— Start Data in this exercise —

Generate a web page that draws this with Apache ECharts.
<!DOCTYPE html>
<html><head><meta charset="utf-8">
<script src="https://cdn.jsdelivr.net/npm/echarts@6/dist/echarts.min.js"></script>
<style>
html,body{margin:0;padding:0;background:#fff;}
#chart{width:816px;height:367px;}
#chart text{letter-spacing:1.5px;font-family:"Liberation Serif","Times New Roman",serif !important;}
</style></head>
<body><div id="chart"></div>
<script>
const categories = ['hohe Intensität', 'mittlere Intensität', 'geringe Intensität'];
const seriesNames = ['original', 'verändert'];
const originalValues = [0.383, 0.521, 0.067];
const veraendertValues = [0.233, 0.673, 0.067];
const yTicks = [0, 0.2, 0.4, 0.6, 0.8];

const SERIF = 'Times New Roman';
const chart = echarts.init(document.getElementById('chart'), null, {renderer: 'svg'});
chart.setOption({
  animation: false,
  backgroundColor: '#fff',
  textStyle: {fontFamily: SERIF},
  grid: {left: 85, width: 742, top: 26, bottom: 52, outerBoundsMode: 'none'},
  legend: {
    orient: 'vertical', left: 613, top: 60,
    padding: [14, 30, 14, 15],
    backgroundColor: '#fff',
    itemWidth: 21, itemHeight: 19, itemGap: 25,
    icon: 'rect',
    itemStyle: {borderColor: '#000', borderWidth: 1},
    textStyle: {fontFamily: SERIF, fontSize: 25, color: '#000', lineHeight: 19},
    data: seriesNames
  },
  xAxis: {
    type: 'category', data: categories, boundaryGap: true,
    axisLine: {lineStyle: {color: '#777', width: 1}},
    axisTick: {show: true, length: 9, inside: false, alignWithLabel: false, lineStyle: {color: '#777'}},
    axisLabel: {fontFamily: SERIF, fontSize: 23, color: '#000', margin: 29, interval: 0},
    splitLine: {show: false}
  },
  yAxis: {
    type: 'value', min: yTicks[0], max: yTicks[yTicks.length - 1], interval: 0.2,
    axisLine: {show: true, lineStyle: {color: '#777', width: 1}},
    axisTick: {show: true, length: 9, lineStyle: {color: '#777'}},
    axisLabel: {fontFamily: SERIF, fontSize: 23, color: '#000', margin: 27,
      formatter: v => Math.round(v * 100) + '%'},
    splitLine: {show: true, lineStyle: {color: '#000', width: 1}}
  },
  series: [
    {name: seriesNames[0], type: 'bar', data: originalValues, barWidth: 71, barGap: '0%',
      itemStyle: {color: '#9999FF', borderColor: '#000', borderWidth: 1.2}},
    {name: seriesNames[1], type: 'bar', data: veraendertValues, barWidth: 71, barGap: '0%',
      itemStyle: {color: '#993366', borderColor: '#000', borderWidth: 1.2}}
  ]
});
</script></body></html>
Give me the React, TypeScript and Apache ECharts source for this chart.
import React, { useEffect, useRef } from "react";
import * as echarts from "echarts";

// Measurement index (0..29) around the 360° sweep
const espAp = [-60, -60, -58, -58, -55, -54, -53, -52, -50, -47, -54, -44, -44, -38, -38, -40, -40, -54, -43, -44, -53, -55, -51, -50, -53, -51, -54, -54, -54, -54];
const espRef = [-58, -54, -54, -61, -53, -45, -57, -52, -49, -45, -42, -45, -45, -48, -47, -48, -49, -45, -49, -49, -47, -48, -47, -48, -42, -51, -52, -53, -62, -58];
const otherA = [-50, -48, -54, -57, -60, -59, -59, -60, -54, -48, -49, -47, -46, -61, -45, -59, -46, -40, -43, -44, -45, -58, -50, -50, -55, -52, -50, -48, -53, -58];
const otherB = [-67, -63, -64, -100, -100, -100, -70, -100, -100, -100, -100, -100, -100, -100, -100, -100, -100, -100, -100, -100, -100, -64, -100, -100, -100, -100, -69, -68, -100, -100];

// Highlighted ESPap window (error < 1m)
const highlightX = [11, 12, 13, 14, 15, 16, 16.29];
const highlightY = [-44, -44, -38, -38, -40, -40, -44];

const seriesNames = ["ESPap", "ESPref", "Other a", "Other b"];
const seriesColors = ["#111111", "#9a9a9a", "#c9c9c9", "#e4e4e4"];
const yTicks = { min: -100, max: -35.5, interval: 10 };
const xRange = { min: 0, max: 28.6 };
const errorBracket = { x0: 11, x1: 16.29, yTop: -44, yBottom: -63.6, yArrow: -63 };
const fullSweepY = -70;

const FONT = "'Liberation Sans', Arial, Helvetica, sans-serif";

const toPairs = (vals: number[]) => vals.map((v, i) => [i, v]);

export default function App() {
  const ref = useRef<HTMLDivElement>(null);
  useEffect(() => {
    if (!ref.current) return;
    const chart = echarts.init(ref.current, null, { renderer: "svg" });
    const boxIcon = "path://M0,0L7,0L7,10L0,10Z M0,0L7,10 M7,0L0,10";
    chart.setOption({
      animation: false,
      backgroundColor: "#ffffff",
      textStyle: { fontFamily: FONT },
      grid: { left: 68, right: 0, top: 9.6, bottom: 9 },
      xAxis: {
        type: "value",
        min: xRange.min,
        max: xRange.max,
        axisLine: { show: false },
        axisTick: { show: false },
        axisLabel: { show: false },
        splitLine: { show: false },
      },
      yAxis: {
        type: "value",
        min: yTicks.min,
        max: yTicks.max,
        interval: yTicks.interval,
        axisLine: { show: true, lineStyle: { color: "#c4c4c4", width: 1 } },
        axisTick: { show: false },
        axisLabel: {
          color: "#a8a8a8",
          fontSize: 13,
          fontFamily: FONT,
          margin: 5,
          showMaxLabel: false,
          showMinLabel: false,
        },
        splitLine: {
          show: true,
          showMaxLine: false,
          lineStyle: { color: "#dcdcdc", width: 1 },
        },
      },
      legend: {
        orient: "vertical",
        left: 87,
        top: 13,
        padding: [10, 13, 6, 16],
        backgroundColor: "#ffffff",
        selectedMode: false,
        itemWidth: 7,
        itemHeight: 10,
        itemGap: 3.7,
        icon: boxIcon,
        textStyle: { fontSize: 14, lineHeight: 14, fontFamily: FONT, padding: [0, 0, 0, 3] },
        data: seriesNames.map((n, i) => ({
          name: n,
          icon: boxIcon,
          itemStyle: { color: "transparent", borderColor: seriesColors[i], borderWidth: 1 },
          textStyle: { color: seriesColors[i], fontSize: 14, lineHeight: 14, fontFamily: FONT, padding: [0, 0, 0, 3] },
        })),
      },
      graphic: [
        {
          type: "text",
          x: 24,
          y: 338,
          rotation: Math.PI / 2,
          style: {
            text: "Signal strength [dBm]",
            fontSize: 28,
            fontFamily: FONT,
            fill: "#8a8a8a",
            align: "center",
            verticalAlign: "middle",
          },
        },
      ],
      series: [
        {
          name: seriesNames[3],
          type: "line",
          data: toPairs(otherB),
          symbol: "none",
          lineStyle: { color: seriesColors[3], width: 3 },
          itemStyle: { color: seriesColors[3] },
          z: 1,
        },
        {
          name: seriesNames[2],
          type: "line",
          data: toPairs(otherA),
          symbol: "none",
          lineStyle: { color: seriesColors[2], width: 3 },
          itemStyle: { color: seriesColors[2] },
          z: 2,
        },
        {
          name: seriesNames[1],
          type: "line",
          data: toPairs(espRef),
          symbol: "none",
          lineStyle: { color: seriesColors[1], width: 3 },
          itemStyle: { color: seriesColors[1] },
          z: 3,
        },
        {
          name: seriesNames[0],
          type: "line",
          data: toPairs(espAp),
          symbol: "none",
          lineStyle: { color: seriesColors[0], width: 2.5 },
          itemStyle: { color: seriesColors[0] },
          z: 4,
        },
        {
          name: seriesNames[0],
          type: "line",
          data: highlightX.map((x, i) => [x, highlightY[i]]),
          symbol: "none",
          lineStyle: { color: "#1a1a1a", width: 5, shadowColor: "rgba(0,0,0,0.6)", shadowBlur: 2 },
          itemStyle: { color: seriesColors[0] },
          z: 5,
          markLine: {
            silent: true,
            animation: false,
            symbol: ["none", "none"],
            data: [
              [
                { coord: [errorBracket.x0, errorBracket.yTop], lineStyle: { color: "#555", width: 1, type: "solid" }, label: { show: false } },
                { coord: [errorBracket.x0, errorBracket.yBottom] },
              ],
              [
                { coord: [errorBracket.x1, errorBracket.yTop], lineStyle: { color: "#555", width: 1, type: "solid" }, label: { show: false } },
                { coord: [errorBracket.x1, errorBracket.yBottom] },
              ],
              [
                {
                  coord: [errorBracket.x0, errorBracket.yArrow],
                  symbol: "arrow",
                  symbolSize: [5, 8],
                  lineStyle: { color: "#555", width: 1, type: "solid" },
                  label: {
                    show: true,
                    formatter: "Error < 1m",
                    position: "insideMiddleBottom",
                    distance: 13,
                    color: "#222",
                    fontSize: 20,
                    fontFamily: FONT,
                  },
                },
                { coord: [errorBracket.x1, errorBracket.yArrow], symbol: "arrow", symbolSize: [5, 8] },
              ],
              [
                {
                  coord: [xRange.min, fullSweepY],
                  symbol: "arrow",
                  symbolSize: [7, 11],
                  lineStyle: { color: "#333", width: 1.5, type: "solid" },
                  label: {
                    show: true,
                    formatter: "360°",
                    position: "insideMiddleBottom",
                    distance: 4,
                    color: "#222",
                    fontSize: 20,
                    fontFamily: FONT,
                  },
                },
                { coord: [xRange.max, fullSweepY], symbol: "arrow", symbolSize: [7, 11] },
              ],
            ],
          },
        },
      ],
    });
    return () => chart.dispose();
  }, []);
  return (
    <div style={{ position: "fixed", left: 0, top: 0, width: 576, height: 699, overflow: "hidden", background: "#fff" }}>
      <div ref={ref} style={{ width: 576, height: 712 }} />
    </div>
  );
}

— End Data in this exercise —

-- Stated task --
In the listing above, locate the line with "Give me the" and the line with "import * as", then extract exactly those lines and every line between them, and nothing more.

-- Solution to this problem --
Give me the React, TypeScript and Apache ECharts source for this chart.
import React, { useEffect, useRef } from "react";
import * as echarts from "echarts";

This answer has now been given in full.